According to the public prosecutor’s version, 17 of the fighters who seized the school have been identified. Has your commission traced their history? Did they figure in any crime reports, are they listed in any police files, had they been detained before, and so on?


You understand, we have not yet had time, nor, let us say, any wish to... Although in one of his interviews the public prosecutor’s attempted to reproach me for directing the search towards our neighbours < Ingush are meant - interviewer > in order to somehow turn this to advantage. This does not bother us at all. The fact that our neighbours were present among the fighters, and in the overwhelming majority, was immediately clear from many pointers. Thus, when on the evening of September 1 they brought a woman, an Ingush, with her children so that she could talk to her husband or someone, all these variations and versions are sewn with white threads. We never planned to search for an Ingush trace and were never planning to organize vengeance, and those are not the words of an official, but the position of a citizen. The fate of those scoundrels does not interest us.

I had in mind not their nationality, but their criminal records...

I understand. It was enough for me that the same Khodov, who was "apparently" identified, continued for several months to figure in the inquiry on the Interior Ministry (MVD) website. And within me the question arose: was he killed, then? Or are there officials who are idlers, are there officials who don’t want to act, who are talking to him and continuing to hold him?….

Among the fighters there were at the very least several people whose names are recorded in places of judicial detention. For this reason major doubts are aroused by the fact that in the official version it is precisely they who have been included in the number of identified terrorists. I’m made wary by the fact that the list of names is rather frequently corrected.

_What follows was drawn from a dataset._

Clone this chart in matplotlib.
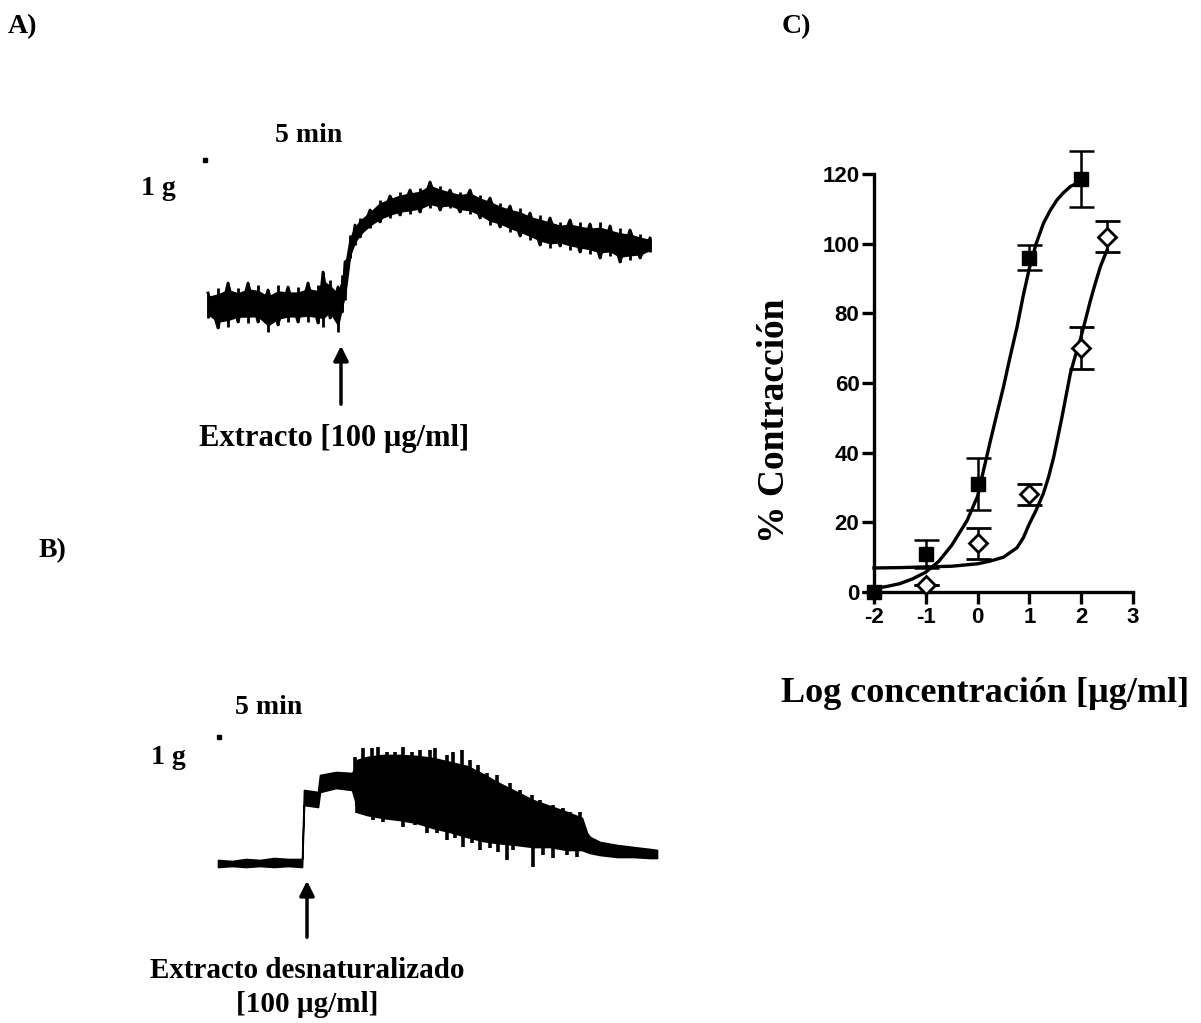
import numpy as np
import matplotlib.pyplot as plt

plt.rcParams['axes.unicode_minus'] = False

W, H = 1201, 1023
SERIF = ['Liberation Serif', 'DejaVu Serif']
SANS = ['Liberation Sans', 'DejaVu Sans']

# A) registro con extracto: tiempo (unidades del registro) y envolventes de la señal
tiempo_a = [0, 10, 20, 30, 40, 50, 60, 70, 80, 90, 100, 110,
            115, 122, 130, 134, 137, 142, 147, 152,
            162, 172, 182, 192, 202, 212, 222, 232, 242, 252,
            262, 272, 282, 292, 302, 312, 322, 332, 342, 352,
            362, 372, 382, 392, 402, 412, 422, 432, 442]
sup_a = [52, 57, 62, 57, 62, 60, 55, 60, 58, 58, 62, 60,
         73, 65, 58, 70, 83, 110, 120, 127,
         135, 145, 149, 153, 155, 157, 163, 159, 155, 153,
         155, 150, 147, 142, 139, 137, 132, 130, 127, 123,
         125, 123, 121, 123, 119, 117, 115, 111, 107]
inf_a = [27, 17, 18, 23, 22, 23, 13, 20, 23, 23, 23, 22,
         18, 27, 13, 33, 45, 87, 100, 108,
         117, 123, 127, 130, 131, 133, 137, 135, 137, 133,
         131, 127, 120, 118, 113, 109, 105, 100, 97, 99,
         95, 93, 91, 87, 89, 83, 85, 87, 93]

# B) registro con extracto desnaturalizado
tiempo_b = [0, 14, 28, 42, 56, 70, 84, 86, 100, 102, 118, 134, 137, 139,
            149, 165, 182, 199, 215, 232, 249, 265, 279, 299, 315, 332,
            349, 364, 369, 372, 382, 399, 415, 432, 439]
sup_b = [15, 14, 16, 15, 17, 16, 16, 85, 83, 100, 103, 102, 107, 115,
         118, 120, 120, 119, 117, 113, 109, 101, 93, 83, 75, 69,
         63, 57, 42, 38, 33, 30, 28, 26, 25]
inf_b = [8, 9, 8, 9, 8, 9, 8, 70, 68, 83, 87, 85, 75, 63,
         60, 57, 55, 52, 47, 43, 38, 34, 32, 30, 28, 28,
         25, 25, 23, 22, 20, 18, 18, 17, 17]
picos_sup_t = [137, 145, 154, 160, 169, 177, 185, 194, 202, 212, 217, 229, 235,
               244, 252, 260, 269, 279, 289, 292, 302, 314, 322, 335, 345, 352, 362]
picos_sup_h = [118, 127, 127, 128, 123, 123, 128, 123, 125, 125, 127, 120, 123,
               125, 115, 110, 102, 100, 87, 92, 85, 80, 75, 70, 67, 63, 63]
picos_inf_t = [139, 147, 155, 165, 175, 185, 197, 209, 219, 229, 237, 245, 254,
               262, 272, 280, 289, 295, 315, 325, 335, 349, 359]
picos_inf_h = [62, 60, 55, 53, 57, 48, 50, 42, 42, 35, 37, 28, 32,
               25, 27, 23, 15, 25, 8, 20, 17, 20, 18]

# C) curva concentración-respuesta
log_conc = [-2, -1, 0, 1, 2]
extracto = [0, 11, 31, 96, 118.5]
extracto_err = [0, 4, 7.5, 3.5, 8]
log_conc_desn = [-1, 0, 1, 2, 2.5]
desnat = [2, 14, 28, 70, 102]
desnat_err = [0, 4.5, 3, 6, 4.5]

curva_ext_x = [-2, -1.75, -1.5, -1.25, -1, -0.75, -0.5, -0.2, 0, 0.1, 0.25, 0.37,
               0.5, 0.62, 0.76, 0.88, 1, 1.13, 1.27, 1.4, 1.53, 1.65, 1.79, 1.98]
curva_ext = [1.0, 1.6, 2.4, 3.8, 5.7, 8.8, 13.4, 20.6, 27.5, 34, 43.6, 51,
             58.9, 67, 76, 85, 93, 100, 105.8, 109.5, 112.5, 114.5, 116.4, 117.8]
curva_desn_x = [-2, -1.5, -1, -0.5, 0, 0.25, 0.5, 0.76, 0.88, 1, 1.13, 1.27, 1.37,
                1.47, 1.55, 1.63, 1.71, 1.79, 1.88, 1.98, 2.08, 2.18, 2.27, 2.37, 2.44, 2.5]
curva_desn = [6.9, 7.0, 7.2, 7.4, 8.1, 8.9, 10, 12.7, 15.5, 19.6, 23.5, 28.3, 33,
              38.8, 44.5, 50.3, 56.5, 62.7, 67.5, 72.3, 78, 83.8, 88.5, 93.4, 96, 98.2]


def fx(x):
    return x / W


def fy(y):
    return 1 - y / H


fig = plt.figure(figsize=(W / 100, H / 100), dpi=100)

# ---------------- panel A ----------------
axa = fig.add_axes([fx(200), fy(345), 460 / W, 195 / H])
axa.set_xlim(-8, 452)
axa.set_ylim(0, 195)
axa.axis('off')
sa = np.array(sup_a, float)
ia = np.array(inf_a, float)
# núcleo denso del registro + ruido entre envolventes
axa.fill_between(tiempo_a, ia + 0.17 * (sa - ia), sa - 0.17 * (sa - ia), color='k', lw=1.5)
zig_y = np.where(np.arange(len(tiempo_a)) % 2 == 0, sa, ia)
axa.plot(tiempo_a, zig_y, color='k', lw=2)
axa.vlines(tiempo_a, ia, sa, color='k', lw=2)
axa.plot([-3], [185], 's', ms=3, color='k', clip_on=False)
axa.annotate('', xy=(133, 2), xytext=(133, -62), annotation_clip=False,
             arrowprops=dict(arrowstyle='-|>', color='k', lw=2.5, mutation_scale=22))

# ---------------- panel B ----------------
axb = fig.add_axes([fx(210), fy(875), 455 / W, 175 / H])
axb.set_xlim(-8, 447)
axb.set_ylim(0, 175)
axb.axis('off')
axb.fill_between(tiempo_b, inf_b, sup_b, color='k', edgecolor='k', lw=1.2)
axb.vlines(picos_sup_t, np.array(picos_sup_h) - 30, picos_sup_h, color='k', lw=2.6)
axb.vlines(picos_inf_t, picos_inf_h, np.array(picos_inf_h) + 30, color='k', lw=2.6)
axb.plot([1], [138], 's', ms=3, color='k', clip_on=False)
axb.annotate('', xy=(89, -3), xytext=(89, -65), annotation_clip=False,
             arrowprops=dict(arrowstyle='-|>', color='k', lw=2.5, mutation_scale=22))

# ---------------- panel C ----------------
axc = fig.add_axes([fx(874), fy(592), (1133 - 874) / W, (592 - 174) / H])
axc.set_xlim(-2, 3)
axc.set_ylim(0, 120)
for s in ['top', 'right']:
    axc.spines[s].set_visible(False)
for s in ['left', 'bottom']:
    axc.spines[s].set_linewidth(2.4)
axc.set_xticks(range(-2, 4))
axc.set_yticks(range(0, 121, 20))
axc.tick_params(width=2.4, length=8.5, pad=2, labelsize=16)
for lbl in axc.get_xticklabels() + axc.get_yticklabels():
    lbl.set_fontfamily(SANS)
    lbl.set_fontweight('bold')

axc.plot(curva_ext_x, curva_ext, color='k', lw=2.4, clip_on=False)
axc.plot(curva_desn_x, curva_desn, color='k', lw=2.4, clip_on=False)
e1 = axc.errorbar(log_conc, extracto, yerr=extracto_err, fmt='s', ms=10, color='k',
                  ecolor='k', elinewidth=1.8, capsize=9, capthick=1.8, zorder=3)
e2 = axc.errorbar(log_conc_desn, desnat, yerr=desnat_err, fmt='D', ms=9, color='k',
                  mfc='white', mew=2, ecolor='k', elinewidth=1.8, capsize=9,
                  capthick=1.8, zorder=3)
for cont in (e1, e2):
    for art in cont.get_children():
        art.set_clip_on(False)

fig.text(fx(775), fy(421), '% Contracción', rotation=90, ha='center', va='center',
         fontsize=27, fontweight='bold', family=SERIF)
fig.text(fx(985), fy(693), 'Log concentración [µg/ml]', ha='center', va='center',
         fontsize=26, fontweight='bold', family=SERIF)

# ---------------- textos ----------------
lab = dict(fontweight='bold', family=SERIF, ha='center', va='center')
fig.text(fx(23), fy(27), 'A)', fontsize=20, **lab)
fig.text(fx(796), fy(27), 'C)', fontsize=20, **lab)
fig.text(fx(52), fy(551), 'B)', fontsize=20, **lab)
fig.text(fx(309), fy(135), '5 min', fontsize=20, **lab)
fig.text(fx(158), fy(188), '1 g', fontsize=20, **lab)
fig.text(fx(334), fy(438), 'Extracto [100 µg/ml]', fontsize=22, **lab)
fig.text(fx(269), fy(708), '5 min', fontsize=20, **lab)
fig.text(fx(168), fy(758), '1 g', fontsize=20, **lab)
fig.text(fx(307), fy(970), 'Extracto desnaturalizado', fontsize=21, **lab)
fig.text(fx(307), fy(1005), '[100 µg/ml]', fontsize=21, **lab)

fig.savefig('out.png', dpi=100)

But there are no explanations - why?

As I say – so far we have not dealt with this. The explanation is very simple: beginning from the trivial "escaped" and concluding with the fact that he "was necessary". There are the facts of Khodov’s biography. This is not some Terminator or Rambo, who yesterday chased his fellow villagers with an automatic weapon, was then detained, and subsequently released. What did he do, bribe all and sundry right there on the spot, so he’d be let out in the morning? Any schoolboy, who reads detective stories will understand that there is something not quite right here.